Schools shifted to remote learning on March 23rd as a result of the COVID-19 pandemic, and now the head of New York City's powerful teachers union is now pressing local officials to plan for re-opening schools in the fall—but smartly. Mayor Bill de Blasio and Governor Andrew Cuomo have sparred over who ultimately decides to reopen schools this year. Cuomo is expected to announce whether schools will remain closed for the remainder of the semester on Friday.

In a series of media appearances and a Daily News op-ed, Michael Mulgrew, president of the United Federation of Teachers, has said he would like to see protocols such as daily temperature checks, frequent hand-washing, and staggered schedules when in-person school attendance is expected to resume in September. He outlined more of his position on Thursday when he spoke to WNYC’s Jami Floyd. Below is an edited and condensed version of their conversation:

Q: In your op-ed in the Daily News you said the city and state could have planned differently for this crisis. Is that why you are beating the drum on planning now for the fall?

That is exactly the reason why I am beating the drum. At the local level, at the state level, at the national level, I hear a lot of conversations about when is the right time to open the schools, but nobody is talking to us about how to open a school, how to keep a school safe. And they’re going to repeat many of the same mistakes by just assuming they know how schools run and just think they can flip on a light switch and students will just show up.

Q: In your mind, how should the school schedule change to help with social distancing? How could that work in the nation’s largest school system, which provides so much more than straight-ahead classroom time for so many families, in terms of extra services, counseling, meals, after-school programs, children with special needs?

We’re breaking it down into four specific issues that we’re looking at. There are safety issues and procedural issues that we never had to think through before. And the other two are how do we use the tools that we have right now to create a hybrid instructional model with in-person and remote-learning plans together? And the last piece is what do we have to do to program all the children? Are we going to have every other day or a half day where some students come in the morning and some in the afternoon? There is no way we can follow social distancing guidelines and bring the entire school population in at one time.

So this is the problem and the frustration when we hear that childcare is so important, which is why we need to open the schools. That’s what elected officials and people need to wake up to.

So does that mean that New York City should be looking at other ways of supplying childcare to essential workers and first responders and frontline workers? Yeah, but right now we believe if the assumption is ‘we’re just going to send them back to school’ it’s not going to work.

Q: You’ve also said that the federal government needs to increase testing before the schools can re-open. By how much and can we get there by September or even October?

We’ve seen a lot of progress recently in the testing but we still have a long way to go. Because every day that the school system is open over 1.4 million human beings are moving around just because of education. So this is the industry in terms of making sure it’s safe that we have to focus on.

Q: The city’s schools are facing more than $800 million in budget cuts. But I’m hearing you say classes need to be smaller to ensure some measure of social distancing or maybe we alternate days, which sounds like we may need more teachers, plus more medical staff on site, not to mention all the concerns about the trauma kids are facing. How do you see schools managing?

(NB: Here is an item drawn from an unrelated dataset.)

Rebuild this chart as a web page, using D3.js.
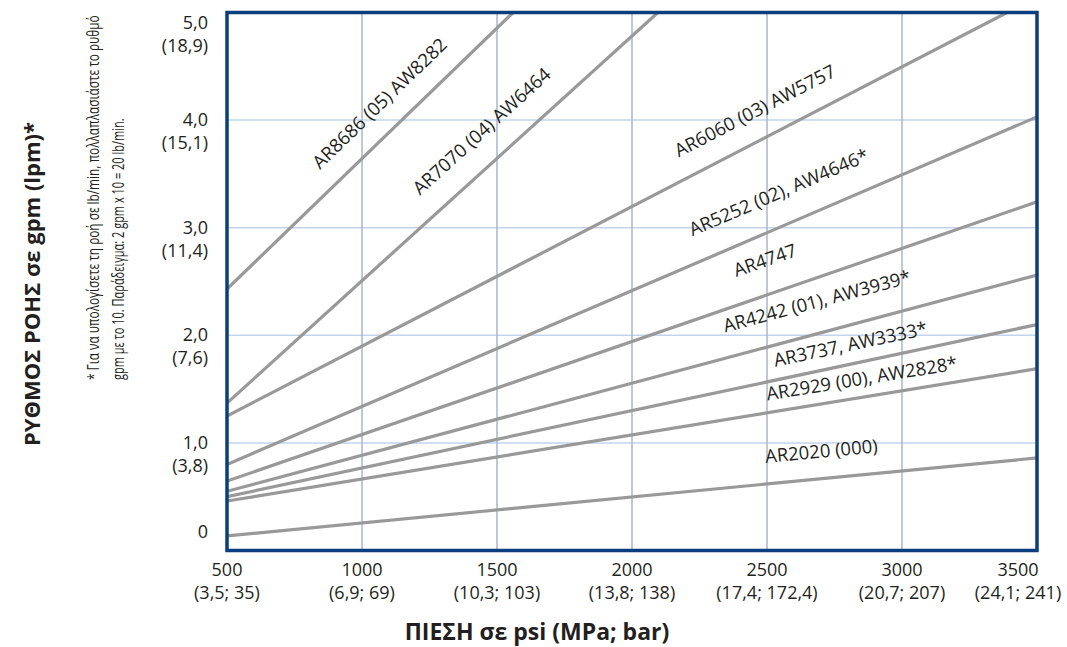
<!DOCTYPE html>
<html>
<head>
<meta charset="utf-8">
<script src="https://cdn.jsdelivr.net/npm/d3@7"></script>
<style>
  body { margin: 0; background: #fff; }
  text { font-family: "Open Sans", "Noto Sans", sans-serif; fill: #231f20; }
</style>
</head>
<body>
<svg id="chart" width="1067" height="647"></svg>
<script>
// nozzle models, flow in gpm at 500 psi and at the last visible point
const models = ["AR8686 (05) AW8282", "AR7070 (04) AW6464", "AR6060 (03) AW5757",
                "AR5252 (02), AW4646*", "AR4747", "AR4242 (01), AW3939*",
                "AR3737, AW3333*", "AR2929 (00), AW2828*", "AR2020 (000)"];
const flowAt500 = [2.43, 1.37, 1.25, 0.80, 0.645, 0.55, 0.50, 0.46, 0.135];
const endPsi    = [1560, 2096, 3389, 3500, 3500, 3500, 3500, 3500, 3500];
const endFlow   = [5.0, 5.0, 5.0, 4.03, 3.24, 2.56, 2.10, 1.69, 0.86];
// where each label sits along its line (psi)
const labelPsi  = [1136, 1519, 2504, 2591, 2533, 2715, 2824, 2862, 2711];
const labelGap  = [21, 24, 22, 26, 27, 25, 13, 12, 21];

const xTicks = [500, 1000, 1500, 2000, 2500, 3000, 3500];
const xTickSub = ["(3,5; 35)", "(6,9; 69)", "(10,3; 103)", "(13,8; 138)",
                  "(17,4; 172,4)", "(20,7; 207)", "(24,1; 241)"];
const yTicks = [0, 1, 2, 3, 4, 5];
const yTickSub = ["", "(3,8)", "(7,6)", "(11,4)", "(15,1)", "(18,9)"];

const xTitle = "ΠΙΕΣΗ σε psi (MPa; bar)";
const yTitle = "ΡΥΘΜΟΣ ΡΟΗΣ σε gpm (lpm)*";
const note1 = "* Για να υπολογίσετε τη ροή σε lb/min, πολλαπλασιάστε το ρυθμό";
const note2 = "gpm με το 10. Παράδειγμα: 2 gpm x 10 = 20 lb/min.";

const svg = d3.select("svg#chart");
const plotL = 227, plotR = 1037, plotT = 12.5, plotB = 550.5;

const x = d3.scaleLinear().domain([500, 3500]).range([plotL, plotR]);
const y = d3.scaleLinear().domain([0, 5]).range([plotB, plotT]);

// squeeze a text horizontally (in its own frame) so it is no wider than w
function fitWidth(sel, w) {
  sel.each(function() {
    const len = this.getComputedTextLength();
    if (len > w) {
      const t = d3.select(this).attr("transform") || "";
      d3.select(this).attr("transform", t + " scale(" + (w / len) + ",1)");
    }
  });
}

svg.append("defs").append("clipPath").attr("id", "plotclip")
  .append("rect").attr("x", plotL).attr("y", plotT)
  .attr("width", plotR - plotL).attr("height", plotB - plotT);

// grid
svg.append("g").selectAll("line")
  .data(yTicks.filter(d => d > 0 && d < 5))
  .enter().append("line")
    .attr("x1", plotL).attr("x2", plotR)
    .attr("y1", d => y(d)).attr("y2", d => y(d))
    .attr("stroke", "#c3d3ec").attr("stroke-width", 1.5);

svg.append("g").selectAll("line")
  .data(xTicks.filter(d => d > 500 && d < 3500))
  .enter().append("line")
    .attr("y1", plotT).attr("y2", plotB)
    .attr("x1", d => x(d)).attr("x2", d => x(d))
    .attr("stroke", "#a9b6cc").attr("stroke-width", 1.5);

// flow lines
const series = models.map(function(m, i) {
  return { name: m, pts: [[500, flowAt500[i]], [endPsi[i], endFlow[i]]],
           at: labelPsi[i], gap: labelGap[i] };
});

const line = d3.line().x(d => x(d[0])).y(d => y(d[1]));

svg.append("g").attr("clip-path", "url(#plotclip)")
  .selectAll("path").data(series)
  .enter().append("path")
    .attr("d", d => line(d.pts))
    .attr("fill", "none")
    .attr("stroke", "#999999")
    .attr("stroke-width", 3.2);

// line labels, rotated along each line
svg.append("g").selectAll("text").data(series)
  .enter().append("text")
    .attr("transform", function(d) {
      const p0 = d.pts[0], p1 = d.pts[1];
      const slope = (p1[1] - p0[1]) / (p1[0] - p0[0]);
      const v = p0[1] + slope * (d.at - p0[0]);
      const ang = Math.atan2(y(p1[1]) - y(p0[1]), x(p1[0]) - x(p0[0])) * 180 / Math.PI;
      return "translate(" + x(d.at) + "," + y(v) + ") rotate(" + ang + ")";
    })
    .attr("y", d => -d.gap)
    .attr("text-anchor", "middle")
    .style("font-size", "18.5px")
    .text(d => d.name);

// frame
svg.append("rect")
  .attr("x", plotL).attr("y", plotT)
  .attr("width", plotR - plotL).attr("height", plotB - plotT)
  .attr("fill", "none").attr("stroke", "#0b3e7e").attr("stroke-width", 3.5);

// y tick labels
const fmt = d => d === 0 ? "0" : d.toFixed(1).replace(".", ",");
const yl = svg.append("g").selectAll("text").data(yTicks)
  .enter().append("text")
    .attr("text-anchor", "end")
    .style("font-size", "18px")
    .attr("x", 208)
    .attr("y", d => Math.min(Math.max(y(d) + 6, 29), 538));
yl.append("tspan").text(d => fmt(d));
yl.append("tspan").attr("x", 208).attr("dy", 23).text((d, i) => yTickSub[i]);

// x tick labels
const xl = svg.append("g").selectAll("text").data(xTicks)
  .enter().append("text")
    .attr("text-anchor", "middle")
    .style("font-size", "18px")
    .attr("y", 576);
xl.append("tspan").attr("x", d => Math.min(x(d), 1018)).text(d => d);
xl.append("tspan").attr("x", d => Math.min(x(d), 1018)).attr("dy", 23)
  .text((d, i) => xTickSub[i]);

// axis titles
svg.append("text")
  .attr("transform", "translate(537,640)")
  .attr("text-anchor", "middle")
  .style("font-size", "23px").style("font-weight", "bold")
  .text(xTitle)
  .call(fitWidth, 272);

svg.append("text")
  .attr("transform", "translate(40,284) rotate(-90)")
  .attr("text-anchor", "middle")
  .style("font-size", "22px").style("font-weight", "bold")
  .text(yTitle)
  .call(fitWidth, 330);

// footnote
svg.append("text")
  .attr("transform", "translate(99,380) rotate(-90)")
  .style("font-size", "17px")
  .text(note1)
  .call(fitWidth, 365);

svg.append("text")
  .attr("transform", "translate(124,380) rotate(-90)")
  .style("font-size", "17px")
  .text(note2)
  .call(fitWidth, 262);
</script>
</body>
</html>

We’ve been advocating very fiercely here in the city and coordinating with all of our national leaders...and with our own state congressional delegation. We need one big package at this point. All of these things I’m talking about that the school system is going to take on need to be covered by that package.

Q: No matter what the fall looks like, remote learning will have to be a part of it because there’s a great chance of a resurgence in COVID-19 cases. Based on what you’re seeing now, will the New York City schools be ready for that?

Yes, that I am much more comfortable with at this point. The teachers of New York City and the school communities are probably the foremost experts on how to make this work now.